It is in the nature of stories about the hospitality industry that they come with a selection of ready-made metaphors. And so it is that the newly introduced tier regulations for the hospitality sector can variously be described as a collapsed soufflé, a split sauce or, perhaps most appropriately, a complete dog’s dinner.
Last weekend, partly to mollify its own rebellious MPs, the government released the evidence used to justify those restrictions: the closure of all pubs and restaurants in tier three areas, and the rule that venues in tier two could only serve alcohol alongside a “substantial meal”, forcing all those pubs with no food offering to close. It was a thin document, referencing the obvious fact that without social distancing, pubs and restaurants are crowded places where virus transmission is likely. It pointed to super-spreader events in South Korean and Japanese bars and clubs. However, it contained nothing on transmission rates in venues using rigorous infection control measures of the sort introduced in the UK since July.
It certainly didn’t mention the one study, by an economist at Warwick University, which did suggest a link between rising infection rates and the government’s “eat out to help out” scheme throughout August. Then again, it’s a peculiar piece of work. It claims only a correlation – not a causal link – between rainy days when fewer people might have been expected to eat out and lower infection rates. It’s also contradicted by a survey from UKHospitality, the industry’s trade body, which reported tiny numbers of infections among restaurant staff and customers.
Flawed though the government evidence may have been, it did give the industry something tangible with which to argue. Social media thrummed with chefs and restaurateurs insisting their businesses were Covid-safe. But those forensic arguments were quickly pushed to the margins when, urged on by journalists looking for a little light relief, the exchanges degenerated into a jolly story about what actually constituted a substantial meal. Cabinet Office minister Michael Gove proposed a scotch egg. Doubtless he thought it was a brilliant choice, establishing his “man of the people” credentials. Or perhaps not. Invention of the scotch egg is claimed by upmarket store Fortnum & Mason as a Georgian grab-and-go food item for aristocrats travelling from London along the Great West Road to their country seats. The perfect choice, then, for a government headed by an old Etonian.
“It was annoying,” says chef Tom Kerridge, who owns a number of pubs and has recently fronted a BBC documentary series about the challenges faced by the sector during the pandemic. “You had Michael Gove laughing and joking about it, which showed a complete lack of respect for an industry that employs three million people. It’s not a laughing matter.” Kerridge describes the government’s late offer of £1,000 for each of those pubs that cannot open at all as “embarrassing and condescending”.

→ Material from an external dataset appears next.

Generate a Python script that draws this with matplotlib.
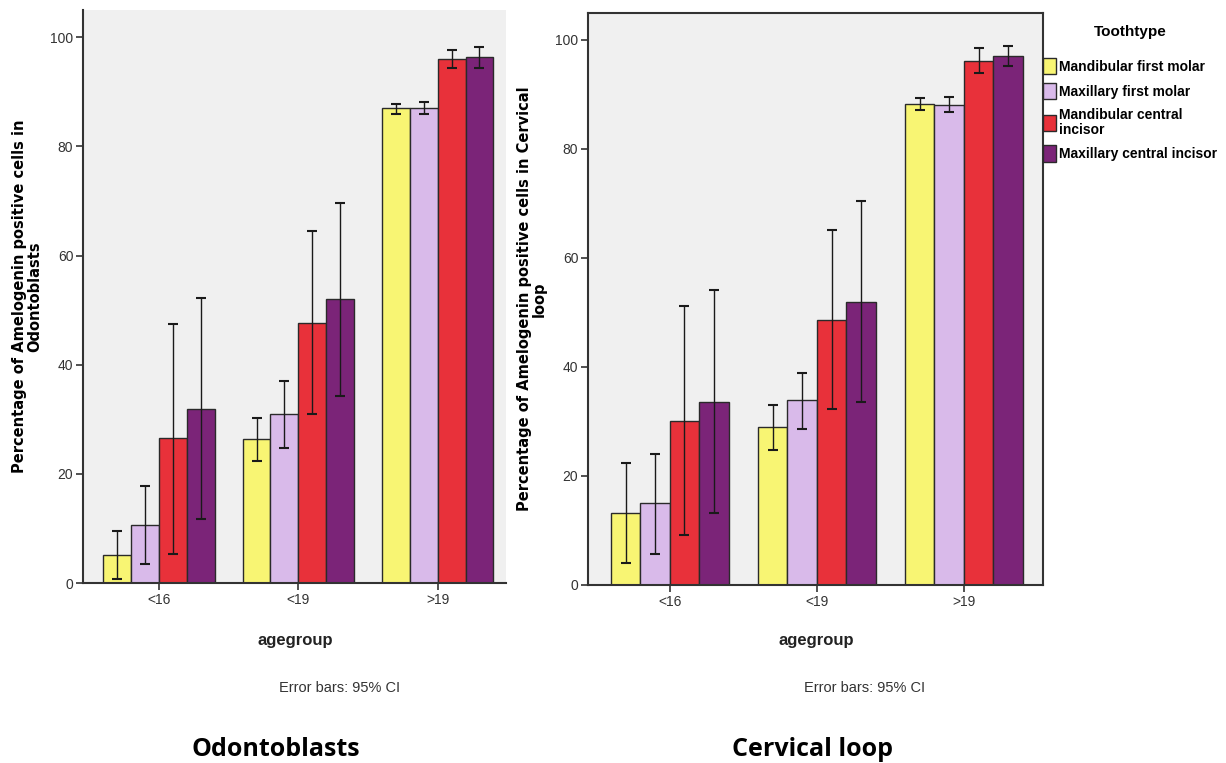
import numpy as np
import matplotlib.pyplot as plt
from matplotlib.patches import Patch

# data (means and 95% CI bounds)
agegroups = ['<16', '<19', '>19']
toothtypes = ['Mandibular first molar', 'Maxillary first molar',
              'Mandibular central\nincisor', 'Maxillary central incisor']
colors = ['#F8F573', '#D9BAEA', '#E8313A', '#7B2478']

odonto_mean = [[5.1, 26.3, 87.0],
               [10.6, 30.9, 87.1],
               [26.6, 47.7, 96.1],
               [31.9, 52.0, 96.3]]
odonto_lo = [[0.8, 22.4, 85.9],
             [3.5, 24.7, 86.0],
             [5.4, 30.9, 94.4],
             [11.7, 34.2, 94.3]]
odonto_hi = [[9.6, 30.2, 87.8],
             [17.7, 37.1, 88.1],
             [47.5, 64.5, 97.7],
             [52.2, 69.7, 98.2]]

cervical_mean = [[13.3, 28.9, 88.2],
                 [15.0, 33.9, 88.1],
                 [30.0, 48.7, 96.1],
                 [33.6, 52.0, 97.1]]
cervical_lo = [[4.1, 24.7, 87.1],
               [5.7, 28.6, 86.7],
               [9.1, 32.3, 93.9],
               [13.2, 33.5, 95.3]]
cervical_hi = [[22.3, 33.0, 89.3],
               [24.1, 38.9, 89.5],
               [51.1, 65.2, 98.5],
               [54.1, 70.4, 98.9]]

narrow = ['Liberation Sans Narrow', 'Liberation Sans', 'DejaVu Sans']

fig = plt.figure(figsize=(12.26, 7.63), dpi=100)


def draw(ax, mean, lo, hi, ylabel, xlim):
    ax.set_facecolor('#F0F0F0')
    x = np.arange(len(agegroups))
    w = 0.2
    for i in range(4):
        m = np.array(mean[i])
        err = np.array([m - np.array(lo[i]), np.array(hi[i]) - m])
        ax.bar(x + (i - 1.5) * w, m, w, color=colors[i], edgecolor='#2a2a2a',
               linewidth=1.0, zorder=2)
        ax.errorbar(x + (i - 1.5) * w, m, yerr=err, fmt='none', ecolor='#1a1a1a',
                    elinewidth=1.0, capsize=3.5, capthick=1.5, zorder=3)
    ax.set_xlim(*xlim)
    ax.set_ylim(0, 105)
    ax.set_xticks(x)
    ax.set_xticklabels(agegroups, family=narrow, fontsize=10, color='#333333')
    ax.set_yticks([0, 20, 40, 60, 80, 100])
    ax.set_yticklabels(['0', '20', '40', '60', '80', '100'], family=narrow,
                       fontsize=10, color='#333333')
    ax.tick_params(direction='out', length=5, width=1.2, color='#333333', pad=2)
    for s in ax.spines.values():
        s.set_linewidth(1.5)
        s.set_color('#333333')
    ax.set_ylabel(ylabel, fontsize=10.5, fontweight='bold', family='DejaVu Sans',
                  linespacing=1.0, labelpad=6)


ax1 = fig.add_axes([0.0677, 0.2359, 0.345, 0.751])
draw(ax1, odonto_mean, odonto_lo, odonto_hi,
     'Percentage of Amelogenin positive cells in\nOdontoblasts', (-0.545, 2.49))
ax1.spines['top'].set_visible(False)
ax1.spines['right'].set_visible(False)

ax2 = fig.add_axes([0.4796, 0.2333, 0.371, 0.750])
draw(ax2, cervical_mean, cervical_lo, cervical_hi,
     'Percentage of Amelogenin positive cells in Cervical\nloop', (-0.556, 2.537))

# x titles, notes and panel names
for xc, xn, xt, name in [(295, 340, 276, 'Odontoblasts'), (816, 865, 812, 'Cervical loop')]:
    fig.text(xc / 1226, 1 - 641 / 763, 'agegroup', ha='center', va='center',
             fontsize=12, fontweight='bold', family=narrow, color='#222222')
    fig.text(xn / 1226, 1 - 688 / 763, 'Error bars: 95% CI', ha='center',
             va='center', fontsize=10.5, family=narrow, color='#333333')
    fig.text(xt / 1226, 1 - 750 / 763, name, ha='center', va='center',
             fontsize=18, fontweight='bold', family=['Open Sans', 'DejaVu Sans'],
             color='black')

handles = [Patch(facecolor=c, edgecolor='#2a2a2a', linewidth=1.0) for c in colors]
leg = fig.legend(handles, toothtypes, loc='upper left', title='Toothtype',
                 bbox_to_anchor=(1043 / 1226, 1 - 25 / 763), frameon=False,
                 handlelength=0.9, handleheight=1.4, handletextpad=0.25,
                 labelspacing=0.62, borderaxespad=0, borderpad=0,
                 prop={'family': narrow, 'weight': 'bold', 'size': 10},
                 title_fontproperties={'family': narrow, 'weight': 'bold', 'size': 11})
leg._legend_box.sep = 14
for t in leg.get_texts():
    t.set_linespacing(1.1)

fig.savefig('out.png', dpi=100)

The new rules have also shone a light on just how class-riven our approach to the business of eating and drinking outside the home continues to be. In effect, they said that if you were sufficiently bourgeois enough to want to eat something, you could get as bladdered as you fancied. But if you were some oik who merely wanted to go to the pub for a pint, you could forget about it. As Kerridge puts it: “The people who make these rules live in nice houses with big gardens. Wet-led pubs [with no food offering] are the only space many people have to get out of cramped accommodation.”
Intriguingly, early last week the phrase “substantial meal” was quietly dropped from the guidance, after it transpired it was defined by legal precedent. According to Law Gazette, judges in a 1965 case found that accompanying sandwiches were substantial enough to permit two men to carry on boozing in a hotel under a “supper time extension”. The phrase has thus been replaced with “a table meal”, meaning a “meal eaten by a person at a table”. But not, apparently if that table is in a pub and you only have a pint. But in a theatre, where the nice people that you can trust go, it’s absolutely fine.
The hospitality industry did welcome the introduction of an extra hour to the curfew in which to eat up after last service at 10pm, but otherwise the mood was one of bitterness. “The rules feel arbitrary and unfair,” one leading restaurateur said to me, “particularly when so many businesses are struggling to survive.” The restrictions also demand that people only eat with members of their own household. “If you are fighting for survival and think the rules are unfair are you going to abide by them or are you going to squint at them and conclude it’s not your job to police it?”
It’s a fair question. Policing of Covid-19 regulations has to be by consent. And yet these rules covering the hospitality sector have been so poorly written that such consent has been tested. We have been treated to the bizarre spectacle of police officers wandering around pubs inspecting what’s being served, and reaching a judgment as to whether a piece of pizza, a pastie or, yes, a scotch egg, counts as dinner or not, like they’re your mum. It’s confusing to diners, it’s a waste of police time and most of all it’s grossly unfair to a hospitality sector which has rolled with every punch this pandemic has thrown at it.